Eté 2022 : d’une une prairie périgourdine couverte de coquelicots, des centaines de plants protégés émergent à peine. Il s’agit de jeunes chênes et charmes microrrhizés, c’est-à-dire préparés pour produire des truffes d’ici quelques années. Une truffière en Dordogne, rien d’inhabituel ni de bien exotique me direz-vous. Mais ici, il s’agit des terres du domaine de Neuvic qui produit du caviar depuis une dizaine d’années[1]. On se perd donc à se demander si la truffe s’est installée dans le domaine du caviar ou si le caviar s’est invité au pays de la truffe.

La trufficulture est bien plus anciennement installée en Dordogne que l’esturgeon. Mais cette production enracinée présente quelques analogies avec la production de caviar : l’ancienne récolte de truffe a décliné depuis au XXème siècle. Elle a laissé la place à une truffe cultivée et le développement des truffières cultivées a été accompagné par l’INRA. Les élevages d’esturgeon quant à eux doivent leur émergence à l’impulsion du CEMAGREF à la suite d’un programme de sauvetage de l’espèce locale en danger d’extinction. On peut également trouver des similitudes dans les contraintes de productions, notamment le temps particulièrement long qui sépare la mise en culture et les premières récoltes. Il faut en effet près de dix ans entre la plantation des arbres et les premières récoltes. Le prix approche celui du caviar ; sur les marchés de Sarlat et de Sainte-Alvère, les prix de la saison 2021-22 ont oscillé entre 600 et 900 € le kilo[2]. Les truffières se visitent, avec démonstration de cavage et dégustation. Enfin, comme pour le caviar, la saison se concentre autour des fêtes. Mais c’est aussi avec la truffe que le rapport au territoire est le plus ambigu : la truffe « dite » du Périgord, appellation botanique et non géographique, est en fait cultivée aussi bien au sud-ouest au sud-est de la France, où se situe d’ailleurs la majorité de la production française de tuber melanosporum[3].

Deux formes de rapprochements différents entre l’esturgeon, le caviar et la truffe peuvent être constatées en Dordogne. On observe en effet l’utilisation de la truffe dans les produits issus des élevages d’esturgeon ou l’appropriation de l’image de la truffe du Périgord par le caviar produit en Dordogne. Dans le cas du caviar, c’est bien d’une association d’image dont il s’agit : la truffe noire du Périgord, tuber melanosporum, est bien présente dans le catalogue de caviar de Neuvic, sous forme de préparation (sel, beurre, rillettes d’esturgeon à la truffe). Plus à l’est, aux Eyzies, c’est la marque même du producteur qui évoque la truffe : la « Perle noire du Périgord ». L’assimilation de la truffe à un joyau, par ses qualités sa rareté et son prix est largement due à l’ouvrage « Physiologie du goût » de Brillat-Savarin : « la truffe est le diamant de la cuisine ».

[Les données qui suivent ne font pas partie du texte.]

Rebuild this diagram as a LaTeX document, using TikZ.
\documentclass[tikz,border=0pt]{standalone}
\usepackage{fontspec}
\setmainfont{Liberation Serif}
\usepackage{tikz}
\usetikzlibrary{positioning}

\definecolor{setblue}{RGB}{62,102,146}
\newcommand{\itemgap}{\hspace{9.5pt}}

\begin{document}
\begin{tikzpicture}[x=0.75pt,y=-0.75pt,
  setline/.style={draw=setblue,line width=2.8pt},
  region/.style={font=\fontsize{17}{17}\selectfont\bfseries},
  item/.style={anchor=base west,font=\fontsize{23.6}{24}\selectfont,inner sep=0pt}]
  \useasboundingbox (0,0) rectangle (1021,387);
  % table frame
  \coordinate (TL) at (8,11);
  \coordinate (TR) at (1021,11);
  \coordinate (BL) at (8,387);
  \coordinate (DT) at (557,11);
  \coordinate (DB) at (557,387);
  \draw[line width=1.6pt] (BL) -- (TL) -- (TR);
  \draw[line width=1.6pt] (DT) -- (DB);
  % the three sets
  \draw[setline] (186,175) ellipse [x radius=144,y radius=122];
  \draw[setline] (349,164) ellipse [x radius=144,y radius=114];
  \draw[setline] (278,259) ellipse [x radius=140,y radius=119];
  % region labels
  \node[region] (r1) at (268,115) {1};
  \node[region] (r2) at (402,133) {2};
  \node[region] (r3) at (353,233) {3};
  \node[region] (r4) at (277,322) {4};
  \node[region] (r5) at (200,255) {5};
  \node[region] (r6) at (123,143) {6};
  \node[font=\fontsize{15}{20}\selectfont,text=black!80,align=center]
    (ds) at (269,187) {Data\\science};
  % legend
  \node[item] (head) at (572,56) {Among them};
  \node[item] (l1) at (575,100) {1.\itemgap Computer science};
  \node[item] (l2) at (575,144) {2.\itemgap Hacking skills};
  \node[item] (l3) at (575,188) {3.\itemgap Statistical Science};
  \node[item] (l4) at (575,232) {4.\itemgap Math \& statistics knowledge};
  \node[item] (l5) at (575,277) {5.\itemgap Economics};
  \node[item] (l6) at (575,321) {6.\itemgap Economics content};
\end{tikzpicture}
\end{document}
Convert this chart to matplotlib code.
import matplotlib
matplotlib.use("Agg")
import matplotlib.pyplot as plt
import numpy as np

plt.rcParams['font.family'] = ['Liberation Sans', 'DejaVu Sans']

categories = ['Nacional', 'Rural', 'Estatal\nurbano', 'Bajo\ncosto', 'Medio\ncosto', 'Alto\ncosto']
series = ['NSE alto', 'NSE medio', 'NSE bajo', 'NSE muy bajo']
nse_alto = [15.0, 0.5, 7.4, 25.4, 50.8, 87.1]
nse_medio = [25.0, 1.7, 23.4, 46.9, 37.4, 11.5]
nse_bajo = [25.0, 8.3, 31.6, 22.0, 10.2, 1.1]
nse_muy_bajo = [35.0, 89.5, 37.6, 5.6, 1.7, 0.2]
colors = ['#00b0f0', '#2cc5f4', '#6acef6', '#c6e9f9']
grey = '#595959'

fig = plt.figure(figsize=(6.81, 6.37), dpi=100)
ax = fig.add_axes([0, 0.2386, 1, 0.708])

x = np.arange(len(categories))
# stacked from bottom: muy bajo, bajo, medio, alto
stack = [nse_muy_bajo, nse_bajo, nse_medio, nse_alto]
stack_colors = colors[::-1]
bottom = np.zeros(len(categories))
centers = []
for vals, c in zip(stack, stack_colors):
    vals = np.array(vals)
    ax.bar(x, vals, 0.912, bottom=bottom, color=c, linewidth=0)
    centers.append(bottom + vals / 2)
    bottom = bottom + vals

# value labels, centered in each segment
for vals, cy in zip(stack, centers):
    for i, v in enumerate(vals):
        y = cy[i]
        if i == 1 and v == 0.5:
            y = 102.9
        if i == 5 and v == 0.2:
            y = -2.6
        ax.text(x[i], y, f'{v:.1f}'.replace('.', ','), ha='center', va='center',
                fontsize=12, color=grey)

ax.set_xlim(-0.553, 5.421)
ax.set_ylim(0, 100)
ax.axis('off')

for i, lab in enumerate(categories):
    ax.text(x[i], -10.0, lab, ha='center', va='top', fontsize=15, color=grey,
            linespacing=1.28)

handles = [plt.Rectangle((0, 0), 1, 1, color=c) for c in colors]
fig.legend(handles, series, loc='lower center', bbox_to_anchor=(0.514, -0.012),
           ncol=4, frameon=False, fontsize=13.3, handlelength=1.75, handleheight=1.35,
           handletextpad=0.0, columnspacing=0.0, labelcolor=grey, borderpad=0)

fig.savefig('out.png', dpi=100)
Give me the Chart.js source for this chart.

carte interactive des producteurs de caviar en Dordogne

La plantation d’arbres truffiers sur les terres d’un éleveur d’esturgeon est un pas supplémentaire dans la marche bien engagée de l’intégration du caviar au patrimoine gastronomique et touristique du Périgord. D’autres associations avec les produits emblématiques du département (foie gras, noix etc.) dans les lieux de ventes comme à Sarlat ou lors de manifestations agri-touristiques montrent les liens étroits tissés entre les pisciculteurs et les autres producteurs de Dordogne. Le caviar des bords de l’Isle et de la Vézère est donc pleinement intégré au « panier de biens » du Périgord.





[1] Voir le post de blog https://caviar-de-neuvic.com/parlons-caviar/des-truffes-au-domaine/ [2]https://rnm.franceagrimer.fr/prix?M0166:MARCHE [3] Dans le cas des plantations du domaine de Neuvic, il faut ajouter qu’elles ne se limitent pas à la truffe du Périgord : il y a aussi pour moitié des plants préparés pour produire de la truffe de Bourgogne.